To complete the overview I have also added the instances
on WIN (Server 2012 R2) 8 cores
- Cache for Windows (x86-64) 2016.2.2 - 12 GB global buffers
- IRIS for Windows (x86-64) 2018.1.1 - 400 MB global buffers, no sharding
on LINUX (Ubuntu 16.04 LTS) 2 cores
- IRIS for UNIX (Ubuntu Server LTS for x86-64) 2018.1.1 400MB global buffers
- no shards, 2 shards, 3 shards, 4 shards.
The table I used has 26.5 mio records and is identic on all instances with identic indexing
- SELECT $LISTLENGTH($LISTFROMSTRING(LIST(<property>))) FROM ... WHERE ... %STARTSWITH <value>
this was used with 2 different values resulting in 47000 and 19000 hits.
I refer to it as simple queries S47 and S19
- SELECT $LISTLENGTH($LISTFROMSTRING(LIST(>property1>))) FROM ... WHERE ... %STARTSWITH <value1>
AND <attribute> %INLIST ( SELECT $LISTFROMSTRING(LIST(<property2>)) FROM ... WHERE. .. %STARTSWITH <value2>)
resultig in ~3000 hits.
I refer to it as complex query CX3
- SELECT $LISTLENGTH($LISTFROMSTRING(LIST(>property1>))) FROM ... As A JOIN …… As B ON ……

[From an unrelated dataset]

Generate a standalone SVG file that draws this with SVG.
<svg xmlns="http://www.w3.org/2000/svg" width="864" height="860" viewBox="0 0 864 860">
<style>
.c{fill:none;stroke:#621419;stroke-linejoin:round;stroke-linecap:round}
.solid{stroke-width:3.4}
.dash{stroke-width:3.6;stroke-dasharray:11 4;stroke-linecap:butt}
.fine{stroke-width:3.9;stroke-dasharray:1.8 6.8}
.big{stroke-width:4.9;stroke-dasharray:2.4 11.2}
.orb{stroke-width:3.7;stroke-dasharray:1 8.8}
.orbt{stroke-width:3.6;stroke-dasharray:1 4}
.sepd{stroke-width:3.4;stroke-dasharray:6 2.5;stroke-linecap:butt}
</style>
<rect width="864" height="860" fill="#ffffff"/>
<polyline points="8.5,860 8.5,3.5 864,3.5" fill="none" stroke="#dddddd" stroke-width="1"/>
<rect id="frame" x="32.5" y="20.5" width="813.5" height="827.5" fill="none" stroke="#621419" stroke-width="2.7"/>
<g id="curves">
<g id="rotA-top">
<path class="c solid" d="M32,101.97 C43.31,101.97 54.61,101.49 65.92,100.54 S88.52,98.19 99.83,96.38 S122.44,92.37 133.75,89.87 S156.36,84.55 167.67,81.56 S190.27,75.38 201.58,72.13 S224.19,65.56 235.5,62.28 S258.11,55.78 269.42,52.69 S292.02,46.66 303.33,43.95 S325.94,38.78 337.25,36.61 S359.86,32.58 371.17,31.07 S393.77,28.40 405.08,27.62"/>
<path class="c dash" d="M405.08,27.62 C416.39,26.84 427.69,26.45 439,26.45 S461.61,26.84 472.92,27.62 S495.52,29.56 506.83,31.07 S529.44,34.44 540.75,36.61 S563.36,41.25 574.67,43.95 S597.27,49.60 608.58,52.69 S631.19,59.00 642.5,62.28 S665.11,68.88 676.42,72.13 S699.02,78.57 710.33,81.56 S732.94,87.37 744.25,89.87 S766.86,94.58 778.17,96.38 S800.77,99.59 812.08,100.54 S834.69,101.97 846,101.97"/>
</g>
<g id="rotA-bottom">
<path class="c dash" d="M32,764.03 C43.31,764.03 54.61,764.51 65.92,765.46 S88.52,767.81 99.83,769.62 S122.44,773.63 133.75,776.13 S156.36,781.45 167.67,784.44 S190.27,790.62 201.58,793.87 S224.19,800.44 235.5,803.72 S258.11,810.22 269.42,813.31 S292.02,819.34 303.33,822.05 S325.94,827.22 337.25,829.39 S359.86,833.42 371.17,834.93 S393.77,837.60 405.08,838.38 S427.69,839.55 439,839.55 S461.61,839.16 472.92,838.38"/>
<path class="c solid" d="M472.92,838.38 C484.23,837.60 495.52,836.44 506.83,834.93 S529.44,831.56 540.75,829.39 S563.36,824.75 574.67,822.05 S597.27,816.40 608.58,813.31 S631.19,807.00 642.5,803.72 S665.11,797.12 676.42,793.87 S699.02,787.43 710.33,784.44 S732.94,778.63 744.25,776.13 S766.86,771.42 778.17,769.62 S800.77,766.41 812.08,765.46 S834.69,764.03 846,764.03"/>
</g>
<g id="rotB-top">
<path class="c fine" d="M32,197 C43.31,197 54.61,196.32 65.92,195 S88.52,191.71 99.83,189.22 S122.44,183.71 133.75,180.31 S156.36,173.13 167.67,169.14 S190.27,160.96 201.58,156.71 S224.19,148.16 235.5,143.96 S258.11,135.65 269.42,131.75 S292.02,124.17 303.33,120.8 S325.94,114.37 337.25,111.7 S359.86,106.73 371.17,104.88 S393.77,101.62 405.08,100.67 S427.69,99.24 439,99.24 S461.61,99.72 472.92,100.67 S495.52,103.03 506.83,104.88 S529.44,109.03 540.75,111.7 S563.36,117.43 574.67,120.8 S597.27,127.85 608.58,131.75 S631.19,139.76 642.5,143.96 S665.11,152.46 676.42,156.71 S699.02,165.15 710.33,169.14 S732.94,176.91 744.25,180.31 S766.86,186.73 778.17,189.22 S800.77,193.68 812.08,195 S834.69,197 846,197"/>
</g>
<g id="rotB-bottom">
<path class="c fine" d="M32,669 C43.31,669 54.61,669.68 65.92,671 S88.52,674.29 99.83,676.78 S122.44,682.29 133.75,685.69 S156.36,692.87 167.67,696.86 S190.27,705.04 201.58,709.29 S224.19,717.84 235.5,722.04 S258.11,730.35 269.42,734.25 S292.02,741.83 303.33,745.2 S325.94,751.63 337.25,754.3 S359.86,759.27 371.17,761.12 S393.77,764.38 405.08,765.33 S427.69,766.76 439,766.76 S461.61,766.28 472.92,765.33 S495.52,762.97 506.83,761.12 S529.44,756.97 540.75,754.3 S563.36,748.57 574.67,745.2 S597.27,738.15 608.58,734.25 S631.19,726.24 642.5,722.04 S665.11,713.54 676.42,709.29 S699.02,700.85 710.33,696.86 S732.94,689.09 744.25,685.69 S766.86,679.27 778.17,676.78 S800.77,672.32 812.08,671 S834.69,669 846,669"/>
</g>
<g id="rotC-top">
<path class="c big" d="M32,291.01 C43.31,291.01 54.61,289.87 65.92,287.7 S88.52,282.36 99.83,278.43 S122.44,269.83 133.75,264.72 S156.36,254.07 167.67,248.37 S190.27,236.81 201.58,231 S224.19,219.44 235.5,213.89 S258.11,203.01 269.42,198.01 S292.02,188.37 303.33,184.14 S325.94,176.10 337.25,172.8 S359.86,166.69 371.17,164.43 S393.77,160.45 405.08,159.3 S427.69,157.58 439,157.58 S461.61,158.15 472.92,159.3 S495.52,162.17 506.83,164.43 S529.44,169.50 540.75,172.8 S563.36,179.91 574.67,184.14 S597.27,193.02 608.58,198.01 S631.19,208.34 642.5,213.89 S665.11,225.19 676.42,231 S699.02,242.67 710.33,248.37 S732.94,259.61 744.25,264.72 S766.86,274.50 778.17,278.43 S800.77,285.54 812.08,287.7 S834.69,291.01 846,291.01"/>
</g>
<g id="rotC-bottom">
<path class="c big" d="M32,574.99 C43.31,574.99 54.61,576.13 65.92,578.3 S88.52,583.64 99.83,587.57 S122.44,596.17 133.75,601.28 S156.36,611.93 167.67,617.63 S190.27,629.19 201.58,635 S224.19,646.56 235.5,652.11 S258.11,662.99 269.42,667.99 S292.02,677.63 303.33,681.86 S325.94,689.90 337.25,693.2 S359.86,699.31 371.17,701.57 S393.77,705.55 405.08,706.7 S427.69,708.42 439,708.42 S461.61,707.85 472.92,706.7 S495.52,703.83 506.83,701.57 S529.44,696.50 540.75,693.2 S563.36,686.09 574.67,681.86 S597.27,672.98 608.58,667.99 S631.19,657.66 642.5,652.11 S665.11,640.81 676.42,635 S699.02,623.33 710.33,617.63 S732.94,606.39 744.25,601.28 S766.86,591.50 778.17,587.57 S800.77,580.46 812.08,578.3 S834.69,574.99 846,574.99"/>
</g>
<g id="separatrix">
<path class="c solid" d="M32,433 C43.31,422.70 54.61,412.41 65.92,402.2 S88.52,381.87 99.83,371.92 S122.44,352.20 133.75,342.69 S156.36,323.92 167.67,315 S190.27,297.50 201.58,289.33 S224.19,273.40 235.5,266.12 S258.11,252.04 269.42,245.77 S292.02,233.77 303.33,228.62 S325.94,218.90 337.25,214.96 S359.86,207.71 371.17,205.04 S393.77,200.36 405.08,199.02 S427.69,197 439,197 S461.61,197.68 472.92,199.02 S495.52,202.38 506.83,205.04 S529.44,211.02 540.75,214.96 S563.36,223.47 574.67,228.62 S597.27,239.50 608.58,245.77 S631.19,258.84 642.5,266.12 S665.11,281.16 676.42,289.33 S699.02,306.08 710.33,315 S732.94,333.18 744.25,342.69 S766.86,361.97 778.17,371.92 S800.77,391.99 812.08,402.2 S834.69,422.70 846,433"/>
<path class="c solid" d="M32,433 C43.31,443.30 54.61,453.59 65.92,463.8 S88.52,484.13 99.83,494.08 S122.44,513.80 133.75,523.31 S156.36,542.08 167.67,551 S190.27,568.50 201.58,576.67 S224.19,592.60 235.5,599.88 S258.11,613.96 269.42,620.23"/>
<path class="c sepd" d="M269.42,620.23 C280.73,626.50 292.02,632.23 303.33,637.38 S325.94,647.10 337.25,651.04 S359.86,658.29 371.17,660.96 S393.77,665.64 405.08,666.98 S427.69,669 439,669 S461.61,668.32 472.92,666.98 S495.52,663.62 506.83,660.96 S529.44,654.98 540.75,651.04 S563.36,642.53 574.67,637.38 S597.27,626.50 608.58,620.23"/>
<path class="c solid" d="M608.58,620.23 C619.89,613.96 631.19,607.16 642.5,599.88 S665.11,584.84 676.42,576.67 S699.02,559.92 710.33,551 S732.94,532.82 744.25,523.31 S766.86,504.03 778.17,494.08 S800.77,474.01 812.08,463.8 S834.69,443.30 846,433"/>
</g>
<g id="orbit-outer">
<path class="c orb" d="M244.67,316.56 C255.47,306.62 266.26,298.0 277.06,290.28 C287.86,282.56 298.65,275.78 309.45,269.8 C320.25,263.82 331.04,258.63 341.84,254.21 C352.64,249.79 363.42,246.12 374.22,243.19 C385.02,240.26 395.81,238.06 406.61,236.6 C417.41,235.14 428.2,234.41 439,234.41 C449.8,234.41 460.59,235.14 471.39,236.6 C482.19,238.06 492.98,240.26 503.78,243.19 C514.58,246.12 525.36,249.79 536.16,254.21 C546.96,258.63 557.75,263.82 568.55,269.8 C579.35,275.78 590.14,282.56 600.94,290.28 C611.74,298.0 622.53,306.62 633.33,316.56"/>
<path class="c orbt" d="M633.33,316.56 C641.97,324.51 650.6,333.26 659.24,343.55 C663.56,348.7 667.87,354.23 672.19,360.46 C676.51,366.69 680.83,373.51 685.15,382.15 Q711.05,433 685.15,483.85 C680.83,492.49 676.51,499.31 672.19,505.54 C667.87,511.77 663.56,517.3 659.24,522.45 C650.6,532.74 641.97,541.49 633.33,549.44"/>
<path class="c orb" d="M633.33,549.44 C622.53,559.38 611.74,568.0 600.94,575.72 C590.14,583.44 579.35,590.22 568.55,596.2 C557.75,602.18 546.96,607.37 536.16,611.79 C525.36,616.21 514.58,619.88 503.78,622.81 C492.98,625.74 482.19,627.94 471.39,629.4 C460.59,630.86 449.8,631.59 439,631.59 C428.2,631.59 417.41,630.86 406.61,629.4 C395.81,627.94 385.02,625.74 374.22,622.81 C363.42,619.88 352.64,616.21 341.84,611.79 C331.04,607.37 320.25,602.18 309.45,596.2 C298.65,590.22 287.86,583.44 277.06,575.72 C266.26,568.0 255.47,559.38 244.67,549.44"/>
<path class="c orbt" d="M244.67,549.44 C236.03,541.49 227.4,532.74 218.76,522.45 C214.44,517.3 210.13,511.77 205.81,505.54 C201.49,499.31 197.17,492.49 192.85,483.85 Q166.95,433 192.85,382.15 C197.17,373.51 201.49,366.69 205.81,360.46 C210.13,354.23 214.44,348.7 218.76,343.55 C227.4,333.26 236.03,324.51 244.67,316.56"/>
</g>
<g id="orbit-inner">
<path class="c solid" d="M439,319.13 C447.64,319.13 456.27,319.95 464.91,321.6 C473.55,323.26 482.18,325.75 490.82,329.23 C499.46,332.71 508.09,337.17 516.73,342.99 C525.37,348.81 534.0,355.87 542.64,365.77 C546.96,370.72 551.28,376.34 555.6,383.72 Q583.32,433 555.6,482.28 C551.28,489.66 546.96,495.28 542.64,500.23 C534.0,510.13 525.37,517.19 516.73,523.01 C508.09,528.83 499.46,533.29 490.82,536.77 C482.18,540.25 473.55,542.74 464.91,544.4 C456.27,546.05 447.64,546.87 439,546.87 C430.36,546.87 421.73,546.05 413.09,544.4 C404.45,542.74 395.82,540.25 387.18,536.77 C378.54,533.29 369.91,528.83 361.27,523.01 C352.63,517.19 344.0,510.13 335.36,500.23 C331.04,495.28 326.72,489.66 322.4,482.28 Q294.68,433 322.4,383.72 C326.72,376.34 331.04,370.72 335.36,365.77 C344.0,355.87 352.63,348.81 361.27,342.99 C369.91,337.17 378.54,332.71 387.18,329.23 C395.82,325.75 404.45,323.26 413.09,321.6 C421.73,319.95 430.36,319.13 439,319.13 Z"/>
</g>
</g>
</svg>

WHERE ... %STARTSWITH <value1> and …. . .. %STARTSWITH <value2>
resultig in ~5500 hits.
I refer to it as complex query CJ5
This selection was closest to the real application. Others were also interesting in behavior but not so relevant to reality.
As expected and required all test queries delivered the same results across the different configurations
The baseline I refer to is Cache on WIN. Results are expressed by runtime aa percentage of this baseline.
For all values an average of the last 3 runs out of at least 5 was taken to exclude buffering impacts
I think the results don't need much explanation:
- The more shards you have the faster your queries run
- The simpler the query the bigger the performance gain.
- SQL artwork could be counterproductive and might require sophisticated shard key design.
A different observation regarding initial load:
I missed measuring the load times exactly as this wasn't in focus at the beginning.
Anyhow the more shards you have to fill the longer it takes.
Out of stomach, I feel that loading of 4 shards took at least double the time of loading 2 shards
and loading 3 shards was somewhat in between. It didn't surprise me as moving that
amount of date across ECP just can be neither fast nor impressive. But as you see it pays off.
Based on this learning I see 2 options to keep the table up to date:
- direct INSERT, UPDATE, DELETE over SQL
- using DSTIME class parameter to run an update in batch depending on your application.
HTH to decide on YOUR implementation of Sharding.